Thursday, December 25, 2003

Nietzsche on a Christmas Afternoon

Brian Micklethwait, blogging over at Samizdata earlier in the week, pointed to a series of posts by Friedrich, of 2Blowhards, concerning Nietzsche.  Friedrich’s three part series, was, for me, as someone who has never read Nietzsche, a treat.  Friedrich’s series is entitled "Coming to Grips with Nietzsche" and here are the links.  Part I. Part II. Part III.

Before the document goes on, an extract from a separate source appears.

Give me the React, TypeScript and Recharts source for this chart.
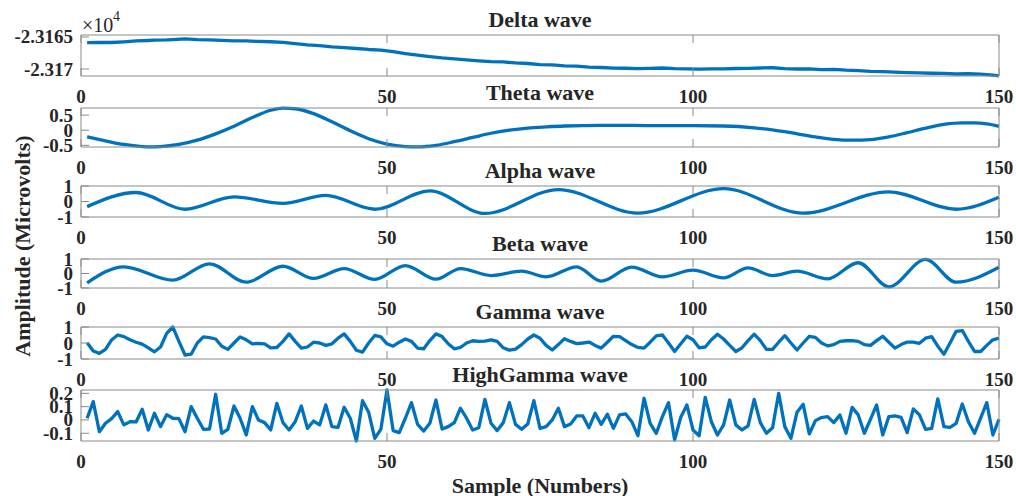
import React from 'react';
import { LineChart, Line, XAxis, YAxis } from 'recharts';

const W = 1016;
const BLUE = '#0072BD';
const AXIS = '#8a8a8a';
const TEXT = '#262626';
const FONT = '"Liberation Serif", "Times New Roman", serif';

const xTicks = [0, 50, 100, 150];

// ---- Delta wave (microvolts) ----
const deltaX = [1,3,5,7,9,11,12,14,15,17,19,21,23,25,27,29,31,33,35,37,39,41,43,45,47,49,51,53,55,57,59,61,63,65,67,69,71,73,75,77,79,81,83,85,87,89,91,93,95,97,99,101,103,105,107,109,111,113,115,117,119,121,123,125,127,129,131,133,135,137,139,141,143,145,147,148,149,150];
const deltaV = [-23165.89,-23165.84,-23165.86,-23165.76,-23165.62,-23165.55,-23165.5,-23165.46,-23165.41,-23165.31,-23165.42,-23165.46,-23165.52,-23165.6,-23165.62,-23165.7,-23165.74,-23165.83,-23166.02,-23166.22,-23166.36,-23166.55,-23166.66,-23166.8,-23166.95,-23167.05,-23167.3,-23167.58,-23167.82,-23168.05,-23168.26,-23168.42,-23168.56,-23168.72,-23168.84,-23168.9,-23169.05,-23169.14,-23169.3,-23169.36,-23169.5,-23169.56,-23169.7,-23169.76,-23169.85,-23169.88,-23169.95,-23169.9,-23169.84,-23169.94,-23169.98,-23170.02,-23169.97,-23169.99,-23169.92,-23169.9,-23169.84,-23169.8,-23169.93,-23170.0,-23169.97,-23170.08,-23170.05,-23170.18,-23170.25,-23170.36,-23170.4,-23170.47,-23170.55,-23170.6,-23170.66,-23170.68,-23170.78,-23170.74,-23170.8,-23170.86,-23170.95,-23171.06];
const deltaTicks = [-23170, -23165];
const deltaTickLabels = ['-2.317', '-2.3165'];

// ---- Theta wave ----
const thetaX = [1,4,7,10,11,13,16,19,22,25,28,31,33,35,38,41,44,47,50,53,55,58,61,64,67,70,73,76,79,85,90,95,100,105,110,115,120,123,126,129,132,135,138,141,144,146,148,150];
const thetaV = [-0.22,-0.35,-0.47,-0.54,-0.55,-0.54,-0.47,-0.33,-0.12,0.13,0.42,0.66,0.73,0.71,0.55,0.28,-0.02,-0.28,-0.46,-0.54,-0.55,-0.5,-0.38,-0.24,-0.1,0.0,0.07,0.11,0.14,0.16,0.16,0.15,0.15,0.14,0.08,-0.05,-0.22,-0.3,-0.33,-0.31,-0.22,-0.08,0.07,0.19,0.24,0.24,0.21,0.13];
const thetaTicks = [-0.5, 0, 0.5];

// ---- Alpha wave ----
const alphaX = [1,9,17,25,33,40,48,57,66,78,91,105,118,132,143,150];
const alphaV = [-0.33,0.58,-0.5,0.3,-0.12,0.39,-0.5,0.68,-0.77,0.77,-0.75,0.83,-0.75,0.62,-0.5,0.27];

// ---- Beta wave ----
const betaX = [1,7,15,21,27,33,38,43,48,53,58,62,67,72,76,81,85,90,95,100,105,109,113,117,122,127,132,138,143,150];
const betaV = [-0.64,0.46,-0.46,0.67,-0.6,0.5,-0.34,0.34,-0.41,0.55,-0.39,0.34,-0.14,0.16,-0.23,0.46,-0.53,0.44,-0.23,0.23,-0.3,0.39,-0.14,0.16,-0.37,0.74,-0.92,0.97,-0.6,0.43];

const unitTicks = [-1, 0, 1];

// ---- Gamma wave (samples 1..150) ----
const gammaV = [0.02,-0.5,-0.65,-0.4,0.19,0.5,0.4,0.2,0.05,-0.07,-0.3,-0.55,-0.25,0.6,1.0,0.1,-0.75,-0.7,0.0,0.38,0.33,0.25,-0.2,-0.4,0.0,0.38,0.2,-0.05,-0.03,-0.05,-0.3,-0.28,0.1,0.57,0.1,-0.32,-0.25,0.05,0.0,-0.15,-0.05,0.3,0.57,0.1,-0.45,-0.57,0.0,0.47,0.38,-0.05,-0.2,0.05,0.25,0.1,-0.32,-0.36,0.15,0.57,0.4,-0.05,-0.36,-0.28,0.0,0.14,0.1,0.12,0.2,0.1,-0.3,-0.45,-0.38,-0.1,0.25,0.5,0.3,-0.15,-0.44,-0.1,0.27,0.1,-0.04,0.0,0.06,-0.15,-0.32,0.05,0.42,0.4,0.15,-0.1,-0.28,-0.32,0.05,0.45,0.5,0.0,-0.53,-0.05,0.42,0.2,-0.3,-0.25,0.2,0.55,0.25,-0.15,-0.53,-0.3,0.15,0.55,0.15,-0.4,-0.4,0.05,0.46,0.0,-0.44,0.0,0.42,0.35,0.0,-0.18,-0.1,0.1,0.14,0.15,0.1,-0.1,-0.15,0.15,0.42,0.05,-0.32,-0.1,0.06,0.05,-0.02,0.3,0.4,-0.2,-0.7,0.0,0.73,0.78,0.1,-0.53,-0.53,-0.15,0.2,0.3];

// ---- HighGamma wave (samples 1..150) ----
const highGammaV = [0.013,0.138,-0.088,-0.025,0.01,0.063,-0.037,-0.013,-0.015,0.08,-0.075,0.05,-0.05,0.04,0.013,0.01,-0.088,0.1,0.013,-0.07,-0.068,0.193,-0.1,-0.07,0.105,0.013,-0.1125,0.1,0.0,-0.02,-0.075,0.125,-0.02,-0.075,-0.013,0.105,-0.063,-0.008,-0.037,0.113,-0.05,-0.055,0.095,0.013,-0.158,0.145,0.058,-0.138,-0.07,0.225,-0.08,-0.095,0.013,0.13,-0.033,-0.083,-0.025,0.15,-0.068,-0.05,-0.02,0.088,0.013,-0.075,-0.058,0.155,-0.025,-0.08,-0.02,0.13,-0.033,-0.07,-0.03,0.145,-0.063,-0.05,0.0,0.088,-0.05,-0.03,0.03,0.03,-0.058,0.05,-0.033,0.043,-0.063,0.038,0.045,-0.013,-0.118,0.163,-0.025,-0.1,0.025,0.13,-0.15,0.02,0.113,-0.075,-0.118,0.17,-0.013,-0.113,-0.037,0.15,-0.037,-0.075,-0.045,0.155,-0.02,-0.1,-0.058,0.2,-0.05,-0.138,0.058,0.118,-0.105,-0.005,0.018,0.025,-0.02,0.038,-0.1,0.095,0.038,-0.1,0.005,0.113,-0.113,0.025,0.03,0.02,-0.095,0.083,0.038,-0.07,-0.063,0.158,-0.05,-0.055,-0.025,0.12,-0.013,-0.1,0.013,0.13,-0.113,0.005];
const highGammaTicks = [-0.1, 0, 0.1, 0.2];

const titles = ['Delta wave', 'Theta wave', 'Alpha wave', 'Beta wave', 'Gamma wave', 'HighGamma wave'];

type Pt = { x: number; v: number };
const zipXY = (xs: number[], vs: number[]): Pt[] => xs.map((x, i) => ({ x, v: vs[i] }));
const seq = (vs: number[]): Pt[] => vs.map((v, i) => ({ x: i + 1, v }));

const TL = 8; // inward tick length
const pad = 30;
const TICK_FS = 19;

const BottomTick = (p: any) => (
  <g>
    <line x1={p.x} x2={p.x} y1={p.y} y2={p.y - TL} stroke={AXIS} strokeWidth={1} />
    <text x={p.x} y={p.y + 20} textAnchor="middle" dominantBaseline="central" fontFamily={FONT} fontWeight="bold" fontSize={TICK_FS} fill={TEXT}>
      {p.payload.value}
    </text>
  </g>
);
const TopTick = (p: any) => (
  <line x1={p.x} x2={p.x} y1={p.y} y2={p.y + TL} stroke={AXIS} strokeWidth={1} />
);
const RightTick = (p: any) => (
  <line x1={p.x} x2={p.x - TL} y1={p.y} y2={p.y} stroke={AXIS} strokeWidth={1} />
);
const makeLeftTick = (fmt: (v: number) => string) => (p: any) => (
  <g>
    <line x1={p.x} x2={p.x + TL} y1={p.y} y2={p.y} stroke={AXIS} strokeWidth={1} />
    <text x={p.x - 8} y={p.y} textAnchor="end" dominantBaseline="central" fontFamily={FONT} fontWeight="bold" fontSize={TICK_FS} fill={TEXT}>
      {fmt(p.payload.value)}
    </text>
  </g>
);

type PanelProps = {
  data: Pt[];
  top: number;
  bottom: number;
  domain: [number, number];
  yTicks: number[];
  fmt: (v: number) => string;
  curve: 'linear' | 'monotone';
};

function Panel({ data, top, bottom, domain, yTicks, fmt, curve }: PanelProps) {
  const h = bottom - top + 2 * pad;
  return (
    <div style={{ position: 'absolute', left: 0, top: top - pad, width: W, height: h }}>
      <LineChart width={W} height={h} data={data} margin={{ top: 0, right: 0, bottom: 0, left: 0 }}>
        <XAxis xAxisId="b" dataKey="x" type="number" domain={[0, 150]} ticks={xTicks} interval={0} orientation="bottom" height={pad} tickSize={0} tickMargin={0} tickLine={false} axisLine={{ stroke: AXIS }} tick={BottomTick} />
        <XAxis xAxisId="t" dataKey="x" type="number" domain={[0, 150]} ticks={xTicks} interval={0} orientation="top" height={pad} tickSize={0} tickMargin={0} tickLine={false} axisLine={{ stroke: AXIS }} tick={TopTick} />
        <YAxis yAxisId="l" type="number" domain={domain} ticks={yTicks} interval={0} orientation="left" width={81} tickSize={0} tickMargin={0} tickLine={false} axisLine={{ stroke: AXIS }} tick={makeLeftTick(fmt)} />
        <YAxis yAxisId="r" type="number" domain={domain} ticks={yTicks} interval={0} orientation="right" width={17} tickSize={0} tickMargin={0} tickLine={false} axisLine={{ stroke: AXIS }} tick={RightTick} />
        <Line xAxisId="b" yAxisId="l" dataKey="v" type={curve} stroke={BLUE} strokeWidth={3.3} dot={false} activeDot={false} isAnimationActive={false} strokeLinejoin="round" />
      </LineChart>
    </div>
  );
}

const num = (v: number) => String(v);
const deltaFmt = (v: number) => deltaTickLabels[deltaTicks.indexOf(v)] ?? String(v / 1e4);

const panels = [
  { data: zipXY(deltaX, deltaV), top: 35, bottom: 76, domain: [-23171.09, -23164.69] as [number, number], yTicks: deltaTicks, fmt: deltaFmt, curve: 'linear' as const },
  { data: zipXY(thetaX, thetaV), top: 108, bottom: 147, domain: [-0.555, 0.735] as [number, number], yTicks: thetaTicks, fmt: num, curve: 'monotone' as const },
  { data: zipXY(alphaX, alphaV), top: 186, bottom: 217, domain: [-1, 1] as [number, number], yTicks: unitTicks, fmt: num, curve: 'monotone' as const },
  { data: zipXY(betaX, betaV), top: 259, bottom: 288, domain: [-1, 1] as [number, number], yTicks: unitTicks, fmt: num, curve: 'monotone' as const },
  { data: seq(gammaV), top: 327, bottom: 359, domain: [-1, 1] as [number, number], yTicks: unitTicks, fmt: num, curve: 'linear' as const },
  { data: seq(highGammaV), top: 390, bottom: 441, domain: [-0.158, 0.225] as [number, number], yTicks: highGammaTicks, fmt: num, curve: 'linear' as const },
];

export default function App() {
  return (
    <div style={{ position: 'absolute', left: 0, top: 0, width: W, height: 496, background: '#fff', overflow: 'hidden' }}>
      {panels.map((p, i) => (
        <Panel key={i} {...p} />
      ))}
      <svg width={W} height={496} style={{ position: 'absolute', left: 0, top: 0, pointerEvents: 'none' }}>
        {panels.map((p, i) => (
          <text key={i} x={540} y={p.top - 15.5} textAnchor="middle" dominantBaseline="central" fontFamily={FONT} fontWeight="bold" fontSize={22} fill={TEXT}>
            {titles[i]}
          </text>
        ))}
        <text x={82} y={32} fontFamily={FONT} fontSize={20} fill={TEXT}>
          ×10
        </text>
        <text x={113} y={21} fontFamily={FONT} fontSize={14} fill={TEXT}>
          4
        </text>
        <text x={540} y={485} textAnchor="middle" dominantBaseline="central" fontFamily={FONT} fontWeight="bold" fontSize={22} fill={TEXT}>
          Sample (Numbers)
        </text>
        <text x={22} y={246} transform="rotate(-90 22 246)" textAnchor="middle" dominantBaseline="central" fontFamily={FONT} fontWeight="bold" fontSize={22} fill={TEXT}>
          Amplitude (Microvolts)
        </text>
      </svg>
    </div>
  );
}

Though I have never read Nietzsche, I was aware that the phrase “God is dead” was attributable to him.  Reading Friedrich’s posts provided a more sound understanding of what Nietzsche was attempting to say with this statement, and, within the comment thread associated with Part III, the complete quote was provided by a reader to provide additional context to those three words.

The grip that I was able to latch onto, while reading Friedrich’s posts, is that Nietzsche was, in the main, attempting to discredit some of the more, in his eyes, onerous burdens Christianity has strapped to the minds of men.  I can appreciate his efforts.  I think Nietzsche could have been more successful though if he would have directed his weapons at the hierarchy of the church, the creators of Christianity, rather than at God.  I’ve said something similar before.  God isn’t the problem here.  The problem is individuals erroneously thinking they hold the keys to the one true path and their willingness to torture, coerce, browbeat, what have you, other individuals who won’t follow their path.

Organized religions, especially Christianity, have created religions that only seem to make sense if God is powerless.  To compensate for this, they created all the other burdens which Nietzsche hoped to destroy.  At least that’s my take.